Return each line holding the string "with".

______

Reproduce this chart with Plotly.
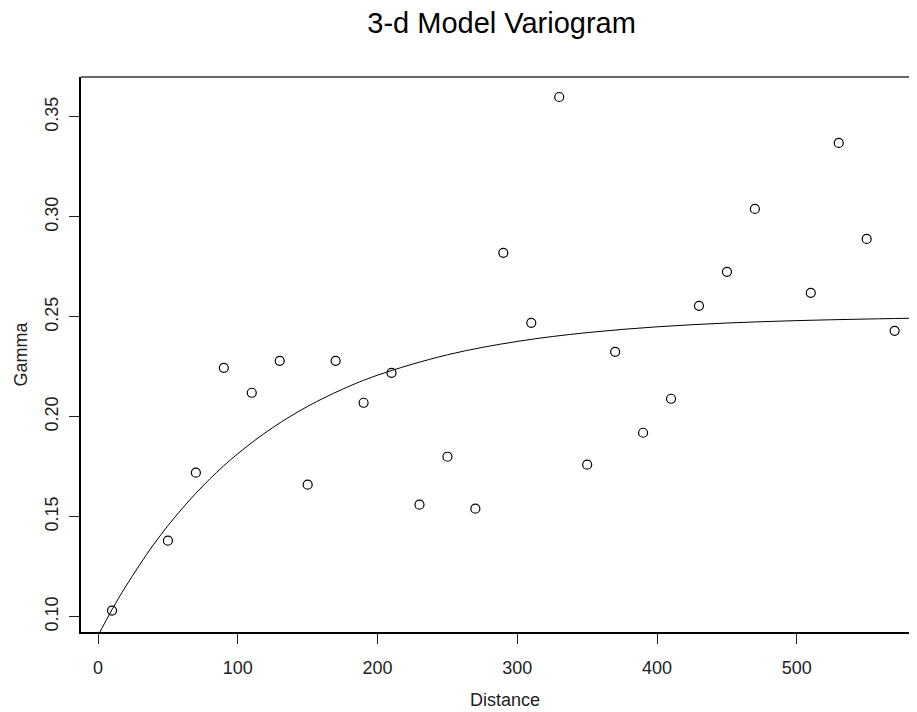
import plotly.graph_objects as go

distance = [10, 50, 70, 90, 110, 130, 150, 170, 190, 210, 230, 250, 270, 290,
            310, 330, 350, 370, 390, 410, 430, 450, 470, 510, 530, 550, 570]
gamma = [0.103, 0.138, 0.172, 0.2245, 0.212, 0.228, 0.166, 0.228, 0.207, 0.222,
         0.156, 0.180, 0.154, 0.282, 0.247, 0.360, 0.176, 0.2325, 0.192, 0.209,
         0.2555, 0.2725, 0.304, 0.262, 0.337, 0.289, 0.243]

# Model curve
model_dist = [0, 10, 20, 40, 60, 80, 100, 125, 150, 175, 200, 250, 300, 350,
              400, 450, 500, 550, 600]
model_gamma = [0.0905, 0.1035, 0.1153, 0.1363, 0.1539, 0.1689, 0.1815, 0.1946,
               0.2052, 0.2138, 0.2208, 0.2310, 0.2377, 0.2421, 0.2450, 0.2469,
               0.2481, 0.2489, 0.2495]

x_ticks = [0, 100, 200, 300, 400, 500]
y_ticks = [0.10, 0.15, 0.20, 0.25, 0.30, 0.35]
y_tick_text = ["0.10", "0.15", "0.20", "0.25", "0.30", "0.35"]

FONT = "Liberation Sans, Arial, sans-serif"
INK = "#222222"

fig = go.Figure()
fig.add_trace(go.Scatter(
    x=model_dist, y=model_gamma, mode="lines", line_shape="spline",
    line=dict(color="black", width=1), hoverinfo="skip", showlegend=False))
fig.add_trace(go.Scatter(
    x=distance, y=gamma, mode="markers",
    marker=dict(symbol="circle-open", size=9, color="black", line=dict(width=1.2, color="black")),
    showlegend=False))

fig.update_layout(
    width=909, height=704,
    margin=dict(l=73, r=0, t=69, b=80),
    paper_bgcolor="white", plot_bgcolor="white",
    font=dict(family=FONT, color=INK),
    title=dict(text="3-d Model Variogram", x=0.543, xanchor="center",
               y=0.979, yanchor="middle",
               font=dict(family=FONT, size=29, color="black")),
    xaxis=dict(range=[-12.2, 586], tickvals=x_ticks, ticks="outside", ticklen=10,
               tickcolor=INK, tickwidth=1, showgrid=False, zeroline=False,
               showline=True, linecolor="black", linewidth=2, automargin=False,
               tickfont=dict(size=18, color=INK),
               ticklabelstandoff=8),
    yaxis=dict(range=[0.0923, 0.37], tickvals=y_ticks, ticktext=y_tick_text,
               ticks="outside", ticklen=10, tickcolor=INK, tickwidth=1,
               tickangle=-90, showgrid=False, zeroline=False,
               showline=True, linecolor="black", linewidth=2, automargin=False,
               tickfont=dict(size=18, color=INK),
               ticklabelstandoff=4,
               title=dict(text="Gamma", font=dict(size=18, color=INK), standoff=9)),
    annotations=[dict(text="Distance", xref="paper", yref="paper",
                      x=0.507, y=-0.122, xanchor="center", yanchor="middle",
                      showarrow=False, font=dict(family=FONT, size=18, color=INK))],
    shapes=[dict(type="line", xref="paper", yref="paper", x0=0, x1=1, y0=1, y1=1,
                 line=dict(color="#333333", width=1.3))],
)

fig.write_html("out.html")
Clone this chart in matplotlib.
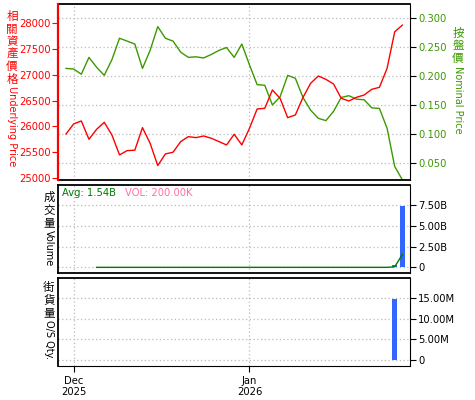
import matplotlib
matplotlib.use("Agg")
import matplotlib.pyplot as plt
import pandas as pd

# trading-day index on x, ticks at first trading day of each month
tick_pos = [1, 24]
tick_labels = ["Dec\n2025", "Jan\n2026"]

# underlying price (left axis)
underlying = [25852, 26046, 26104, 25749, 25942, 26078, 25833, 25446, 25530, 25537,
              25975, 25672, 25239, 25465, 25498, 25704, 25800, 25781, 25813, 25769,
              25704, 25639, 25846, 25639, 25962, 26336, 26349, 26704, 26543, 26168,
              26220, 26560, 26833, 26975, 26910, 26820, 26543, 26491, 26562, 26607,
              26717, 26756, 27123, 27832, 27961]

# nominal price (right axis)
nominal = [0.213, 0.212, 0.203, 0.232, 0.215, 0.201, 0.228, 0.265, 0.260, 0.255,
           0.213, 0.244, 0.285, 0.265, 0.260, 0.241, 0.232, 0.233, 0.231, 0.237,
           0.244, 0.249, 0.232, 0.255, 0.219, 0.185, 0.184, 0.150, 0.164, 0.201,
           0.196, 0.163, 0.141, 0.127, 0.123, 0.139, 0.163, 0.166, 0.160, 0.159,
           0.145, 0.144, 0.110, 0.044, 0.021]

# volume in billions
volume = [0, 0, 0, 0, 0, 0, 0, 0, 0, 0,
          0, 0, 0, 0, 0, 0, 0, 0, 0, 0,
          0, 0, 0, 0, 0, 0, 0, 0, 0, 0,
          0, 0, 0, 0, 0, 0, 0, 0, 0, 0,
          0, 0, 0, 0.33, 7.4]

# outstanding quantity in millions
os_qty = [0, 0, 0, 0, 0, 0, 0, 0, 0, 0,
          0, 0, 0, 0, 0, 0, 0, 0, 0, 0,
          0, 0, 0, 0, 0, 0, 0, 0, 0, 0,
          0, 0, 0, 0, 0, 0, 0, 0, 0, 0,
          0, 0, 0, 14.8, 0]

RED = "#ff0000"
GREEN = "#3c9900"
DKGREEN = "#007a00"
BLUE = "#3366ff"
PINK = "#ff6fa8"
GRID = "#bbbbbb"
CJK = ["Noto Sans CJK TC", "DejaVu Sans"]
FS = 7.2

plt.rcParams["font.family"] = ["DejaVu Sans"]

x = list(range(len(underlying)))
ma5 = pd.Series(volume).rolling(5).mean()

fig = plt.figure(figsize=(4.75, 4.0), dpi=100)
W, H = 475.0, 400.0
renderer = fig.canvas.get_renderer()


def box(left, top, right, bottom):
    return [left / W, 1 - bottom / H, (right - left) / W, (bottom - top) / H]


def style_panel(ax, dotted=("top", "bottom", "left")):
    for s in dotted:
        ax.spines[s].set_linestyle((0, (1, 1)))
        ax.spines[s].set_linewidth(1.3)
    ax.set_xlim(-1.05, 45.0)
    ax.set_xticks(tick_pos)
    ax.grid(True, color=GRID, linestyle=(0, (1, 2)), linewidth=0.9)
    ax.set_axisbelow(True)


def vlabel(xp, top, cjk, latin, color):
    # CJK characters stacked upright, latin part rotated like a vertical caption
    t = fig.text(xp / W, 1 - top / H, "\n".join(cjk), family=CJK, fontsize=8.3,
                 color=color, ha="center", va="top", linespacing=0.95)
    bb = t.get_window_extent(renderer=renderer)
    fig.text(xp / W, (bb.y0 - 1) / H, latin, family=["DejaVu Sans"],
             fontsize=7.0, color=color, ha="center", va="top", rotation=270)


# --- top panel: nominal (right, with grid) and underlying (left)
ax1 = fig.add_axes(box(58, 4, 410, 180))
ax1l = ax1.twinx()
style_panel(ax1, dotted=("top", "bottom"))
ax1.plot(x, nominal, color=GREEN, linewidth=1.0)
ax1.set_ylim(0.0207, 0.324)
ax1.set_yticks([0.05, 0.10, 0.15, 0.20, 0.25, 0.30])
ax1.set_yticklabels(["0.050", "0.100", "0.150", "0.200", "0.250", "0.300"])
ax1.yaxis.tick_right()
ax1.tick_params(axis="y", colors="black", labelcolor=GREEN, labelsize=FS,
                length=4, pad=2)
ax1.tick_params(axis="x", length=0, labelbottom=False)
ax1.spines["left"].set_visible(False)

ax1l.plot(x, underlying, color=RED, linewidth=1.0)
ax1l.set_ylim(24960, 28370)
ax1l.set_yticks([25000, 25500, 26000, 26500, 27000, 27500, 28000])
ax1l.yaxis.tick_left()
ax1l.tick_params(axis="y", colors=RED, labelsize=FS, length=4, pad=1)
ax1l.spines["left"].set_color(RED)
ax1l.spines["left"].set_linewidth(1.6)
ax1l.spines["left"].set_visible(True)
for s in ("top", "bottom", "right"):
    ax1l.spines[s].set_visible(False)

# --- middle panel: volume
ax2 = fig.add_axes(box(58, 185, 410, 273))
style_panel(ax2)
ax2.bar(x, volume, width=0.65, color=BLUE)
ax2.plot(x, ma5, color=DKGREEN, linewidth=1.0)
ax2.set_ylim(-0.68, 9.9)
ax2.set_yticks([0, 2.5, 5.0, 7.5])
ax2.set_yticklabels(["0", "2.50B", "5.00B", "7.50B"])
ax2.yaxis.tick_right()
ax2.tick_params(axis="y", labelsize=FS, length=4, pad=2)
ax2.tick_params(axis="x", length=0, labelbottom=False)
ax2.text(0.012, 0.965, "Avg: 1.54B", transform=ax2.transAxes, color=DKGREEN,
         fontsize=FS, va="top", ha="left")
ax2.text(0.19, 0.965, "VOL: 200.00K", transform=ax2.transAxes, color=PINK,
         fontsize=FS, va="top", ha="left")

# --- bottom panel: outstanding quantity
ax3 = fig.add_axes(box(58, 278, 410, 366))
style_panel(ax3, dotted=("top", "left"))
ax3.bar(x, os_qty, width=0.65, color=BLUE)
ax3.set_ylim(-1.46, 19.9)
ax3.set_yticks([0, 5, 10, 15])
ax3.set_yticklabels(["0", "5.00M", "10.00M", "15.00M"])
ax3.yaxis.tick_right()
ax3.tick_params(axis="y", labelsize=FS, length=4, pad=2)
ax3.set_xticklabels(tick_labels)
ax3.tick_params(axis="x", labelsize=FS, length=4, pad=3)

vlabel(12, 10, "相關資產價格", "Underlying Price", RED)
vlabel(458, 27, "按盤價", "Nominal Price", GREEN)
vlabel(49, 191, "成交量", "Volume", "black")
vlabel(49, 281, "街貨量", "O/S Qty.", "black")

fig.savefig("out.png", dpi=100)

______

**SOLUTION:**
Reproduce this chart with Plotly.
# --- top panel: nominal (right, with grid) and underlying (left)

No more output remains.